On a bien dénoncé le traité italo-tunisien, et on sait avec quelle affectation l’Italie a fait remettre sa réponse à la communication qui lui a été faite, non pas au quai d’Orsay, ni à l’ambassade de France à Rome, mais au gouvernement du bey à Tunis ; on sait aussi comment elle fouille tout le passé et remue toutes les paperasses du vieux temps pour prétendre que, réserve faite du pouvoir d’administration, les Français ne peuvent avoir aucun droit à Tunis que n’y aient aussi les Italiens.

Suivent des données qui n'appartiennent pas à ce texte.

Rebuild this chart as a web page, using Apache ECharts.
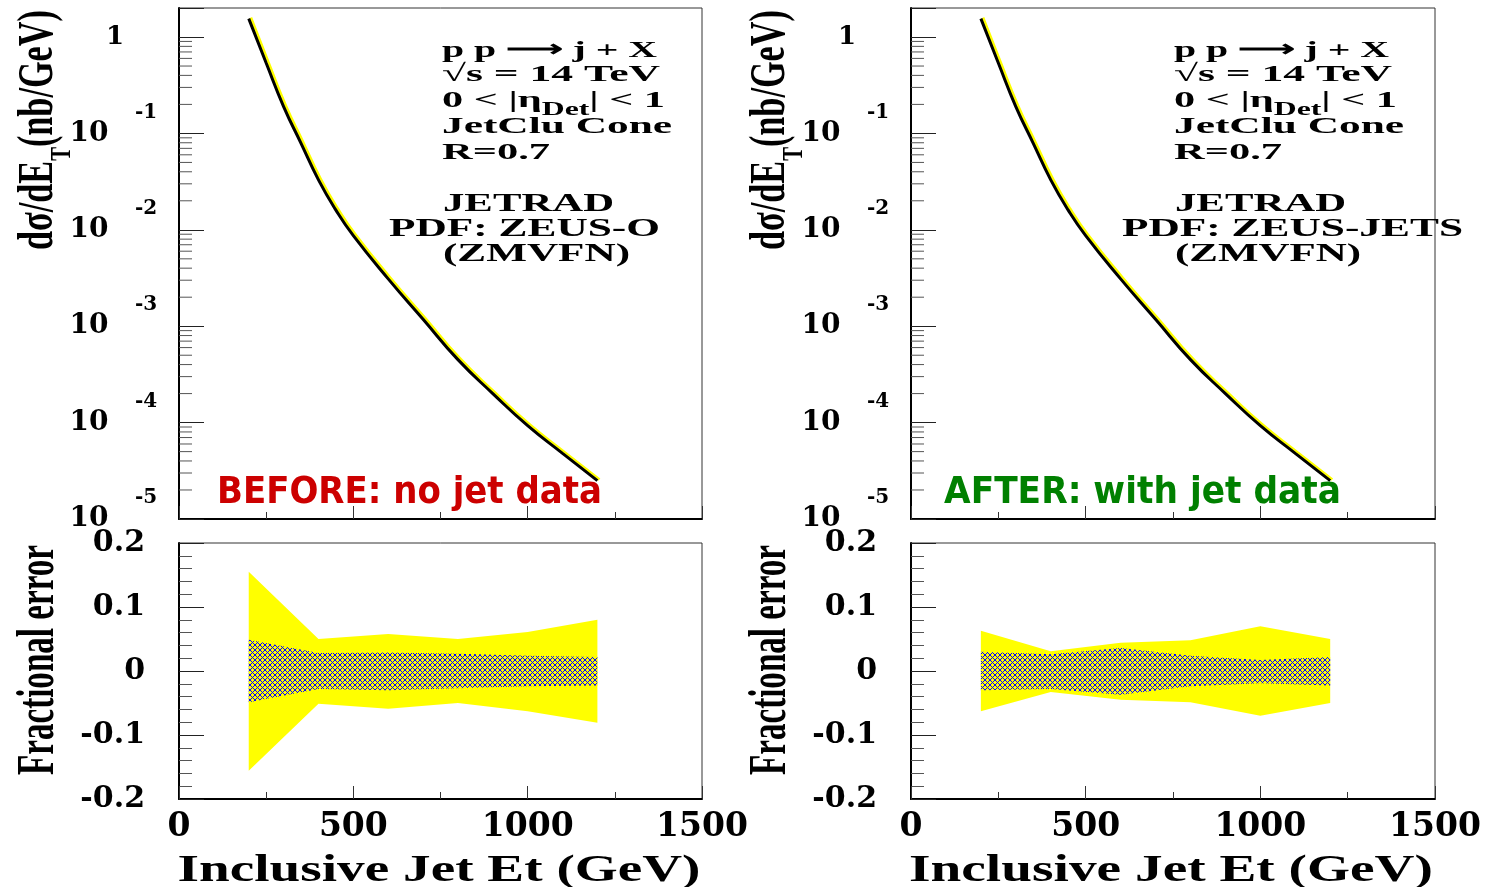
<!DOCTYPE html>
<html><head><meta charset="utf-8">
<script src="https://cdn.jsdelivr.net/npm/echarts@6/dist/echarts.min.js"></script>
<style>html,body{margin:0;padding:0;background:#fff}#c{width:1488px;height:887px}</style>
</head><body><div id="c"></div><script>
// ---------------- data ----------------
const energyGrid  = [200, 250, 300, 350, 400, 450, 500, 600, 700, 800, 900, 1000, 1100, 1200];
const sigmaBefore = [1.55, 0.537, 0.19, 0.0790, 0.0330, 0.0160, 0.0087, 0.0031, 0.00118, 4.5e-4, 2.0e-4, 9.3e-5, 4.8e-5, 2.5e-5];
const sigmaAfter  = [1.55, 0.537, 0.19, 0.0790, 0.0330, 0.0160, 0.0087, 0.0031, 0.00118, 4.5e-4, 2.0e-4, 9.3e-5, 4.8e-5, 2.5e-5];

const bandEnergy      = [200, 400, 600, 800, 1000, 1200];
const beforeOuterUp   = [0.155, 0.050, 0.058, 0.050, 0.061, 0.080];
const beforeOuterDown = [-0.156, -0.051, -0.059, -0.050, -0.063, -0.081];
const beforeInnerUp   = [0.049, 0.028, 0.029, 0.027, 0.024, 0.022];
const beforeInnerDown = [-0.049, -0.028, -0.030, -0.027, -0.024, -0.0225];
const afterOuterUp    = [0.063, 0.031, 0.044, 0.048, 0.070, 0.050];
const afterOuterDown  = [-0.063, -0.033, -0.045, -0.049, -0.070, -0.050];
const afterInnerUp    = [0.030, 0.026, 0.036, 0.024, 0.017, 0.022];
const afterInnerDown  = [-0.030, -0.028, -0.037, -0.024, -0.019, -0.0225];

const xTickLabels    = ['0', '500', '1000', '1500'];
const fracTickLabels = ['-0.2', '-0.1', '0', '0.1', '0.2'];
const logMinorTicks = [];
for (let k = -5; k <= 0; k++) for (let m = 2; m <= 9; m++) { const v = m * Math.pow(10, k); if (v < 2) logMinorTicks.push(v); }

// ---------------- helpers ----------------
const SERIF = '"Liberation Serif", "Times New Roman", serif';
const TICKF = '"DejaVu Serif", serif';
const mctx = document.createElement('canvas').getContext('2d');
function w(str, font) { mctx.font = font; return mctx.measureText(str).width; }

const pc = document.createElement('canvas'); pc.width = 5; pc.height = 5;
(function(){ const c = pc.getContext('2d'); c.fillStyle = '#ffff00'; c.fillRect(0,0,5,5);
  c.fillStyle = '#0000ff';
  for (let i = 0; i < 5; i++) { c.fillRect(i, i, 1, 1); c.fillRect(4 - i, i, 1, 1); } })();
const hatch = { image: pc, repeat: 'repeat' };

function isPow10(v) { const l = Math.log10(v); return Math.abs(l - Math.round(l)) < 1e-6; }

function xAxis(gi, showLabel) {
  return { type: 'value', gridIndex: gi, min: 0, max: 1500, interval: 500,
    axisLine: { show: true, onZero: false, lineStyle: { color: '#000', width: 2 } },
    axisTick: { show: true, inside: true, length: 13, lineStyle: { color: '#333' } },
    minorTick: { show: true, splitNumber: 2, length: 7, lineStyle: { color: '#333' } },
    splitLine: { show: false },
    axisLabel: { show: showLabel, margin: 12, fontFamily: TICKF, fontWeight: 'bold', fontSize: 33, color: '#000',
      formatter: v => xTickLabels[Math.round(v / 500)] } };
}
function logAxisMain(gi) {
  return { type: 'log', logBase: 10, gridIndex: gi, position: 'left', min: 1e-5, max: 2,
    axisLine: { show: true, onZero: false, lineStyle: { color: '#000', width: 2 } },
    axisTick: { show: true, inside: true, length: 25, lineStyle: { color: '#222' } },
    splitLine: { show: false },
    axisLabel: { margin: 64, align: 'center',
      formatter: v => !isPow10(v) ? '' : (Math.round(Math.log10(v)) === 0 ? '{one|1}' : '{ten|10}'),
      rich: { one: { fontFamily: TICKF, fontWeight: 'bold', fontSize: 26, color: '#000' },
              ten: { fontFamily: TICKF, fontWeight: 'bold', fontSize: 28, color: '#000', padding: [0, 52, 0, 0] } } } };
}
function logAxisExp(gi) {
  return { type: 'log', logBase: 10, gridIndex: gi, position: 'left', min: 1e-5, max: 2,
    axisLine: { show: false }, axisTick: { show: false }, splitLine: { show: false },
    axisLabel: { margin: 33, align: 'center',
      formatter: v => { if (!isPow10(v)) return ''; const e = Math.round(Math.log10(v)); return e === 0 ? '' : '{e|' + e + '}'; },
      rich: { e: { fontFamily: TICKF, fontWeight: 'bold', fontSize: 20, color: '#000', padding: [0, 0, 42, 0] } } } };
}
function fracAxis(gi) {
  return { type: 'value', gridIndex: gi, position: 'left', min: -0.2, max: 0.2, interval: 0.1,
    axisLine: { show: true, onZero: false, lineStyle: { color: '#000', width: 2 } },
    axisTick: { show: true, inside: true, length: 25, lineStyle: { color: '#222' } },
    minorTick: { show: true, splitNumber: 5, length: 13, lineStyle: { color: '#555' } },
    splitLine: { show: false },
    axisLabel: { margin: 34, fontFamily: TICKF, fontWeight: 'bold', fontSize: 30, color: '#000',
      formatter: v => fracTickLabels[Math.round((v + 0.2) / 0.1)] } };
}
function lineSeries(xi, yi, vals) {
  return { type: 'line', xAxisIndex: xi, yAxisIndex: yi, z: 10, silent: true,
    data: energyGrid.map((e, i) => [e, vals[i]]), showSymbol: false, smooth: 0.5,
    lineStyle: { color: '#000', width: 3, shadowColor: '#ffff00', shadowOffsetX: 2, shadowOffsetY: -1, shadowBlur: 0 } };
}
function minorTickSeries(xi, yi) {
  return { type: 'custom', xAxisIndex: xi, yAxisIndex: yi, z: 6, silent: true,
    data: logMinorTicks.map(v => [0, v]), encode: { x: 0, y: 1 },
    renderItem(p, api) { const c = api.coord([0, api.value(1)]);
      return { type: 'line', shape: { x1: c[0], y1: c[1], x2: c[0] + 13, y2: c[1] }, style: { stroke: '#555', lineWidth: 1 } }; } };
}
function bandSeries(xi, yi, ups, downs, fill, z) {
  return { type: 'custom', xAxisIndex: xi, yAxisIndex: yi, z: z, silent: true,
    data: bandEnergy.map((e, i) => [e, ups[i], downs[i]]), encode: { x: 0, y: [1, 2] },
    renderItem(params, api) {
      if (params.dataIndex !== 0) return null;
      const top = bandEnergy.map((e, i) => api.coord([e, ups[i]]));
      const bot = bandEnergy.map((e, i) => api.coord([e, downs[i]])).reverse();
      return { type: 'polygon', shape: { points: top.concat(bot) }, style: { fill: fill, stroke: null } };
    } };
}

// ---------------- text graphics ----------------
function txt(str, fontPx, family, x, y, targetW, color, weight) {
  const font = (weight || 'bold') + ' ' + fontPx + 'px ' + family;
  return { type: 'text', x: x, y: y, scaleX: targetW / w(str, font), silent: true,
    style: { text: str, font: font, fill: color || '#000', align: 'left', verticalAlign: 'middle' } };
}
function etaLine(x, y, targetW) {
  const mf = 'bold 24px ' + SERIF, sf = 'bold 18px ' + SERIF;
  const nat = w('0 < |η', mf) + w('Det', sf) + w('| < 1', mf);
  return { type: 'text', x: x, y: y, scaleX: targetW / nat, silent: true,
    style: { text: '{m|0 < |η}{s|Det}{m|| < 1}', align: 'left', verticalAlign: 'middle',
      rich: { m: { fontFamily: SERIF, fontWeight: 'bold', fontSize: 24, fill: '#000', padding: [0, 0, 7, 0], verticalAlign: 'bottom' },
              s: { fontFamily: SERIF, fontWeight: 'bold', fontSize: 18, fill: '#000', verticalAlign: 'bottom' } } } };
}
function yTitleTop(x, y, targetLen) {
  const mf = 'bold 50px ' + SERIF, sf = 'bold 30px ' + SERIF;
  const nat = w('dσ/dE', mf) + w('T', sf) + w('(nb/GeV)', mf);
  return { type: 'text', x: x, y: y, rotation: Math.PI / 2, scaleX: targetLen / nat, silent: true,
    style: { text: '{m|dσ/dE}{s|T}{m|(nb/GeV)}', align: 'center', verticalAlign: 'middle',
      rich: { m: { fontFamily: SERIF, fontWeight: 'bold', fontSize: 50, fill: '#000', padding: [0, 0, 13, 0], verticalAlign: 'bottom' },
              s: { fontFamily: SERIF, fontWeight: 'bold', fontSize: 30, fill: '#000', verticalAlign: 'bottom' } } } };
}
function yTitlePlain(str, x, y, targetLen) {
  const font = 'bold 52px ' + SERIF;
  return { type: 'text', x: x, y: y, rotation: Math.PI / 2, scaleX: targetLen / w(str, font), silent: true,
    style: { text: str, font: font, fill: '#000', align: 'center', verticalAlign: 'middle' } };
}
function centered(str, fontPx, family, cx, y, targetW, color) {
  const font = 'bold ' + fontPx + 'px ' + family;
  return { type: 'text', x: cx, y: y, scaleX: targetW / w(str, font), silent: true,
    style: { text: str, font: font, fill: color || '#000', align: 'center', verticalAlign: 'middle' } };
}

const graphics = [];
function annot(dx, pdf, pdfLeft, pdfW, jetW, zmW) {
  graphics.push(txt('p p ⟶ j + X', 24, SERIF, 442 + dx, 51, 215));
  graphics.push(txt('√s = 14 TeV', 24, SERIF, 442 + dx, 75, 218));
  graphics.push(etaLine(442 + dx, 104, 223));
  graphics.push(txt('JetClu Cone', 24, SERIF, 442 + dx, 127, 230));
  graphics.push(txt('R=0.7', 24, SERIF, 442 + dx, 153, 108));
  graphics.push(txt('JETRAD', 25, SERIF, 443 + dx, 205, jetW));
  graphics.push(txt(pdf, 25, SERIF, pdfLeft, 230, pdfW));
  graphics.push(txt('(ZMVFN)', 25, SERIF, 443 + dx, 255, zmW));
}
annot(0, 'PDF: ZEUS-O', 389, 271, 171, 187);
annot(732, 'PDF: ZEUS-JETS', 1122, 341, 171, 186);
graphics.push(txt('BEFORE: no jet data', 38, '"DejaVu Sans", sans-serif', 217, 493, 385, '#cc0000'));
graphics.push(txt('AFTER: with jet data', 38, '"DejaVu Sans", sans-serif', 944, 493, 397, '#008000'));
graphics.push(centered('Inclusive Jet Et (GeV)', 37, SERIF, 439, 871, 523));
graphics.push(centered('Inclusive Jet Et (GeV)', 37, SERIF, 1171, 871, 524));
graphics.push(yTitleTop(46, 130, 240));
graphics.push(yTitleTop(778, 130, 240));
graphics.push(yTitlePlain('Fractional error', 40, 660, 230));
graphics.push(yTitlePlain('Fractional error', 772, 660, 230));

// ---------------- chart ----------------
const gridStyle = { show: true, borderColor: '#333', borderWidth: 1, backgroundColor: 'transparent' };
const option = {
  animation: false,
  backgroundColor: '#fff',
  grid: [
    Object.assign({ left: 179, top: 8, width: 523, height: 511 }, gridStyle),
    Object.assign({ left: 179, top: 543, width: 523, height: 256 }, gridStyle),
    Object.assign({ left: 911, top: 8, width: 524, height: 511 }, gridStyle),
    Object.assign({ left: 911, top: 543, width: 524, height: 256 }, gridStyle)
  ],
  xAxis: [xAxis(0, false), xAxis(1, true), xAxis(2, false), xAxis(3, true)],
  yAxis: [logAxisMain(0), logAxisExp(0), fracAxis(1), logAxisMain(2), logAxisExp(2), fracAxis(3)],
  series: [
    minorTickSeries(0, 0),
    lineSeries(0, 0, sigmaBefore),
    bandSeries(1, 2, beforeOuterUp, beforeOuterDown, '#ffff00', 2),
    bandSeries(1, 2, beforeInnerUp, beforeInnerDown, hatch, 3),
    minorTickSeries(2, 3),
    lineSeries(2, 3, sigmaAfter),
    bandSeries(3, 5, afterOuterUp, afterOuterDown, '#ffff00', 2),
    bandSeries(3, 5, afterInnerUp, afterInnerDown, hatch, 3)
  ],
  graphic: graphics
};
const chart = echarts.init(document.getElementById('c'), null, { renderer: 'canvas' });
chart.setOption(option);
</script></body></html>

Sous ce régime, où aucune colonie ne s’est trouvée à l’égard d’aucune métropole, l’élan de la colonisation tunisienne s’est brusquement arrêté ; il y a en France, au sujet de la Tunisie, une légende dorée qui date des espérances des premiers jours. En fait, depuis 1888 ou 1889, la fondation d’exploitations agricoles a été presque complètement suspendue dans le pays ; tous les domaines que l’on cite datent des premiers jours où d’imprudens colons apportèrent d’amples capitaux, ne se doutant nullement du sort que leur réservait le traité du Bardo. Le budget s’aligne régulièrement en Tunisie, ce qui est, sans doute, un grand point ; mais les cultures s’étendent peu, il ne s’est encore fixé dans le pays qu’une douzaine de mille Français, dont la moitié représente les fonctionnaires et leurs familles. La Tunisie ne reprendra vraiment de l’essor que le jour où elle sera considérée comme une possession française véritable, le jour où une union douanière sera constituée entre elle et la France, où les Français seront regardés en Tunisie, non pas comme des étrangers, ce qui est leur situation officielle à l’heure présente, mais comme des nationaux.